Definition:Transfer of undertaking (TUPE)
🔄 Transfer of undertaking (TUPE) refers to employment protection legislation — originating in the European Union's Acquired Rights Directive and implemented in the UK through the Transfer of Undertakings (Protection of Employment) Regulations — that safeguards employees' terms and conditions when a business or part of a business transfers from one employer to another. In the insurance industry, TUPE considerations arise frequently: when an insurer outsources its claims handling to a third-party administrator, when an MGA changes its capacity partner and operational staff must move, when mergers or acquisitions restructure back-office operations, or when run-off portfolios are transferred between entities. While TUPE is a UK and EU concept by name, analogous protections exist in other jurisdictions — including provisions under Japanese labor law, Australian transfer-of-business rules in the Fair Work Act, and various continental European implementations of the EU directive.
⚙️ Under TUPE, employees engaged in the transferring activity automatically become employees of the new employer on their existing terms — including salary, benefits, accrued leave, and continuity of service. The transferring and receiving employers must inform and, where required, consult with affected employees or their representatives. Dismissals connected to the transfer are automatically unfair unless justified by an "economic, technical, or organisational" reason entailing changes in the workforce. In insurance transactions, this creates significant due diligence requirements: an acquirer purchasing a book of business with an attached operational team needs to understand the full cost and complexity of the workforce it is inheriting. Outsourcing agreements for functions such as policy administration or underwriting support routinely include contractual provisions addressing TUPE compliance, and sophisticated insurers build TUPE impact assessments into their procurement processes from the outset.

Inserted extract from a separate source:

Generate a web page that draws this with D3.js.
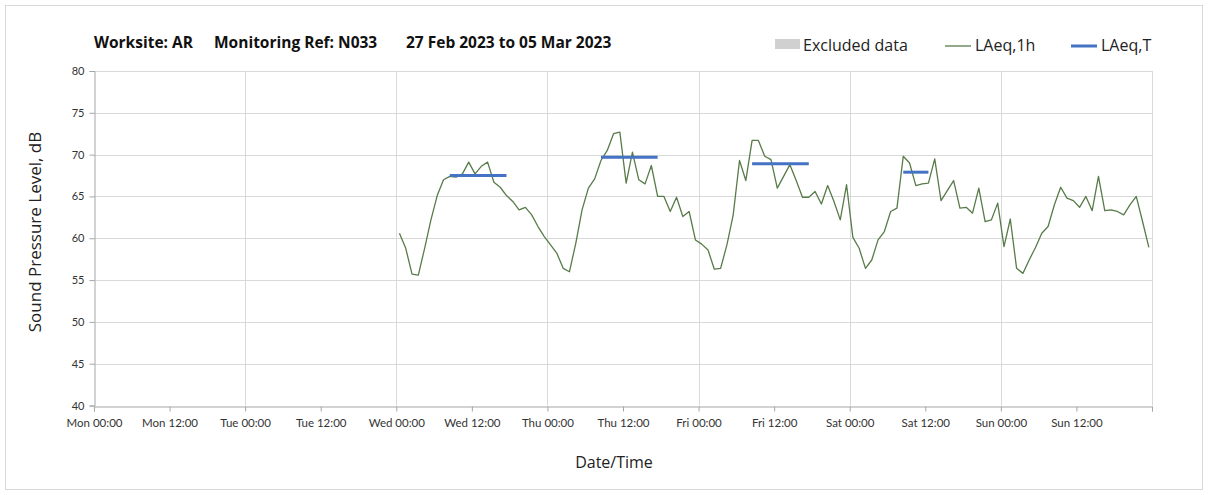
<!DOCTYPE html>
<html>
<head>
<meta charset="utf-8">
<script src="https://cdn.jsdelivr.net/npm/d3@7"></script>
<style>
  html, body { margin: 0; padding: 0; background: #fff; }
  svg { display: block; font-family: "Open Sans", Lato, sans-serif; }
</style>
</head>
<body>
<svg id="chart" width="1208" height="495"></svg>
<script>
// Week shown on the chart
const weekStart = "2023-02-27T00:00";
const weekEnd = "2023-03-06T00:00";

// Hourly LAeq,1h readings, Wed 01 Mar 00:00 through Sun 05 Mar 23:00
const hourlyStart = "2023-03-01T00:00";
const laeq1hWed = [60.6, 58.8, 55.7, 55.6, 58.8, 62.2, 65.1, 67.0, 67.4, 67.3, 67.7, 69.1,
                   67.7, 68.6, 69.1, 66.7, 66.1, 65.1, 64.4, 63.4, 63.7, 62.8, 61.4, 60.2];
const laeq1hThu = [59.2, 58.2, 56.4, 56.0, 59.4, 63.4, 66.0, 67.1, 69.3, 70.5, 72.5, 72.7,
                   66.6, 70.3, 67.0, 66.5, 68.7, 65.0, 65.0, 63.2, 64.9, 62.6, 63.2, 59.8];
const laeq1hFri = [59.3, 58.6, 56.3, 56.4, 59.2, 62.8, 69.3, 66.9, 71.7, 71.7, 69.8, 69.4,
                   66.0, 67.4, 68.8, 66.9, 64.9, 64.9, 65.6, 64.1, 66.3, 64.4, 62.2, 66.4];
const laeq1hSat = [60.1, 58.8, 56.4, 57.4, 59.8, 60.8, 63.2, 63.6, 69.8, 69.0, 66.3, 66.5,
                   66.6, 69.5, 64.5, 65.7, 66.9, 63.6, 63.7, 63.0, 66.0, 62.0, 62.2, 64.2];
const laeq1hSun = [59.0, 62.3, 56.4, 55.8, 57.4, 58.9, 60.6, 61.4, 64.0, 66.1, 64.8, 64.5,
                   63.7, 65.0, 63.3, 67.4, 63.3, 63.4, 63.2, 62.8, 64.0, 65.0, 62.0, 58.9];

// LAeq,T over each working period (first and last hour of the period)
const periodStart = ["2023-03-01T08:00", "2023-03-02T08:00", "2023-03-03T08:00", "2023-03-04T08:00"];
const periodEnd   = ["2023-03-01T17:00", "2023-03-02T17:00", "2023-03-03T17:00", "2023-03-04T12:00"];
const laeqT       = [67.5, 69.7, 68.9, 67.9];

// Axis ticks
const yTicks = [40, 45, 50, 55, 60, 65, 70, 75, 80];
const tickFormat = "%a %H:%M";

// Text
const titleParts = ["Worksite: AR", "Monitoring Ref: N033", "27 Feb 2023 to 05 Mar 2023"];
const legendLabels = ["Excluded data", "LAeq,1h", "LAeq,T"];
const xTitle = "Date/Time";
const yTitle = "Sound Pressure Level, dB";

// Each hourly value is plotted in the middle of its hour
const midHourMin = 30;

const svg = d3.select("#chart");
const W = 1208, H = 495;
const plot = { left: 94, right: 1152, top: 71, bottom: 405.5 };

const x = d3.scaleTime()
  .domain([new Date(weekStart), new Date(weekEnd)])
  .range([plot.left, plot.right]);
const y = d3.scaleLinear().domain([40, 80]).range([plot.bottom, plot.top]);

const hourly = [].concat(laeq1hWed, laeq1hThu, laeq1hFri, laeq1hSat, laeq1hSun)
  .map((v, i) => ({ t: d3.timeMinute.offset(d3.timeHour.offset(new Date(hourlyStart), i), midHourMin), v }));

const periods = laeqT.map((v, i) => ({
  t0: d3.timeMinute.offset(new Date(periodStart[i]), midHourMin),
  t1: d3.timeMinute.offset(new Date(periodEnd[i]), midHourMin),
  v
}));

// Outer frame
svg.append("rect")
  .attr("x", 5.5).attr("y", 5.5)
  .attr("width", W - 11).attr("height", H - 11)
  .attr("fill", "none").attr("stroke", "#d9d9d9");

// Horizontal gridlines
svg.append("g")
  .selectAll("line")
  .data(yTicks.filter(d => d > 40))
  .join("line")
  .attr("x1", plot.left).attr("x2", plot.right)
  .attr("y1", d => Math.round(y(d)) + 0.5).attr("y2", d => Math.round(y(d)) + 0.5)
  .attr("stroke", "#d9d9d9");

// Vertical gridlines at each midnight
const days = d3.timeDay.range(d3.timeDay.offset(new Date(weekStart), 1), d3.timeDay.offset(new Date(weekEnd), 1));
svg.append("g")
  .selectAll("line")
  .data(days)
  .join("line")
  .attr("x1", d => Math.round(x(d)) + 0.5).attr("x2", d => Math.round(x(d)) + 0.5)
  .attr("y1", plot.top).attr("y2", plot.bottom)
  .attr("stroke", "#d9d9d9");

// X axis
const xTickVals = d3.timeHour.every(12).range(new Date(weekStart), d3.timeHour.offset(new Date(weekEnd), 1));
const xAxis = d3.axisBottom(x)
  .tickValues(xTickVals)
  .tickSize(5)
  .tickPadding(7)
  .tickFormat(d => (+d === +new Date(weekEnd) ? "" : d3.timeFormat(tickFormat)(d)));
const gx = svg.append("g")
  .attr("transform", `translate(0,${Math.round(plot.bottom) + 0.5})`)
  .call(xAxis);
gx.select(".domain").attr("stroke", "#a6a6a6");
gx.selectAll(".tick line").attr("stroke", "#a6a6a6");
gx.selectAll(".tick text").attr("fill", "#333").style("font-size", "11.5px").style("font-family", "Lato, sans-serif");

// Y axis
const yAxis = d3.axisLeft(y).tickValues(yTicks).tickSize(5).tickPadding(5);
const gy = svg.append("g")
  .attr("transform", `translate(${plot.left + 0.5},0)`)
  .call(yAxis);
gy.select(".domain").attr("stroke", "#a6a6a6");
gy.selectAll(".tick line").attr("stroke", "#a6a6a6");
gy.selectAll(".tick text").attr("fill", "#333").style("font-size", "11px").style("font-family", "Lato, sans-serif");

// LAeq,1h line
svg.append("path")
  .datum(hourly)
  .attr("fill", "none")
  .attr("stroke", "#587b49")
  .attr("stroke-width", 1.3)
  .attr("stroke-linejoin", "round")
  .attr("d", d3.line().x(d => x(d.t)).y(d => y(d.v)));

// LAeq,T period lines
svg.append("g")
  .selectAll("line")
  .data(periods)
  .join("line")
  .attr("x1", d => x(d.t0)).attr("x2", d => x(d.t1))
  .attr("y1", d => y(d.v)).attr("y2", d => y(d.v))
  .attr("stroke", "#4472c4")
  .attr("stroke-width", 3);

// Title
const titleX = [94, 214, 406];
svg.append("g")
  .selectAll("text")
  .data(titleParts)
  .join("text")
  .attr("x", (d, i) => titleX[i])
  .attr("y", 48)
  .attr("font-size", 15.5)
  .attr("font-weight", "bold")
  .attr("fill", "#111")
  .text(d => d);

// Legend
const lg = svg.append("g").attr("font-size", 16).attr("fill", "#222");
lg.append("rect").attr("x", 775).attr("y", 39).attr("width", 25).attr("height", 10).attr("fill", "#d0d0d0");
lg.append("text").attr("x", 803).attr("y", 51).text(legendLabels[0]);
lg.append("line").attr("x1", 945).attr("x2", 971).attr("y1", 46).attr("y2", 46)
  .attr("stroke", "#587b49").attr("stroke-width", 1.3);
lg.append("text").attr("x", 975).attr("y", 51).text(legendLabels[1]);
lg.append("line").attr("x1", 1071).attr("x2", 1097).attr("y1", 46).attr("y2", 46)
  .attr("stroke", "#4472c4").attr("stroke-width", 3);
lg.append("text").attr("x", 1101).attr("y", 51).text(legendLabels[2]);

// Axis titles
svg.append("text")
  .attr("x", 614).attr("y", 468)
  .attr("text-anchor", "middle")
  .attr("font-size", 16)
  .attr("fill", "#222")
  .text(xTitle);
svg.append("text")
  .attr("transform", "translate(41,232) rotate(-90)")
  .attr("text-anchor", "middle")
  .attr("font-size", 17)
  .attr("fill", "#222")
  .text(yTitle);
</script>
</body>
</html>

⚖️ Mishandling TUPE obligations can result in employment tribunal claims, reputational damage, and disruption to critical insurance operations at precisely the moment when stability matters most — during a transition. For Lloyd's market participants, where coverholders or service companies change hands with some regularity, TUPE awareness is a practical necessity for both the outgoing and incoming entities. The legislation also intersects with broader operational resilience planning: regulators expect insurers to manage outsourcing transitions without service degradation, and TUPE-related workforce disruption can undermine that goal. Insurance organizations operating across borders must navigate the interplay between TUPE (or its local equivalent) and differing labor law regimes, making cross-jurisdictional restructurings particularly complex and requiring specialist legal and HR input.